Hopefully you did not have any issues getting an ARM version of the kernel up and running. Let’s assume all is well and try to run both versions in QEMU.
QEMU is a great, cross-platform emulator that includes Raspberry Pi profiles we can use in place of Raspberry Pi hardware. Go ahead and make sure you have QEMU installed before reading on.
QEMU supports remote debugging with GDB. Since we are going to be doing a lot of debugging, let’s start by creating some GDB scripts that do some basic setup tasks to make our lives easier.
Create a file called <propeller>/support/debug/qemu/aarch64.gdb and add the following contents:
add-symbol-file target/aarch64-unknown-none-softfloat/debug/propeller
target remote localhost:9000
b *0x80000
Create another file called <propeller>/support/debug/qemu/armv7a.gdb and add the following contents:
add-symbol-file target/armv7a-none-eabi/debug/propeller
target remote :9000
b *0x10000
The first line in each file loads the symbols from the propeller binary so that we can get useful code listings when we actually have Rust code.
The second line connects to QEMU on port 9000.
The last line sets a breakpoint at the beginning of the kernel. Notice that we are using the physical address here.

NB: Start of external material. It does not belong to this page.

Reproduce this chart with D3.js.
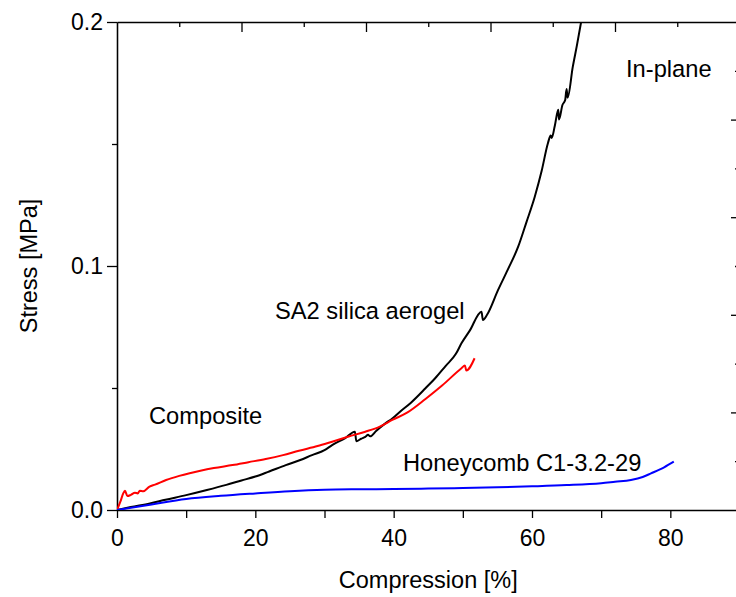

To start the AArch64 emulator, run:
$ qemu-system-aarch64 -M raspi3b -kernel target/aarch64-unknown-none-softfloat/debug/kernel8.img -gdb tcp::9000 -S
To start the ARMv7 emulator, run:
$ qemu-system-arm -M raspi2b -kernel target/armv7a-none-eabi/debug/kernel7.img -gdb tcp::9000 -S
The -M raspi3b and -M raspi2b options specify the Raspberry Pi hardware profile. The ARM emulator only includes a Raspberry Pi 2 profile, which is fine.
The -kernel option specifies the kernel image file to load.
The -gdb tcp::9000 option tells QEMU to start a GDB debug server and listen at localhost:9000.
Finally, the -S option tells QEMU to immediately halt execution. This option allows you to connect GDB before anything happens. Once you connect GDB, you can let it run or step through the code.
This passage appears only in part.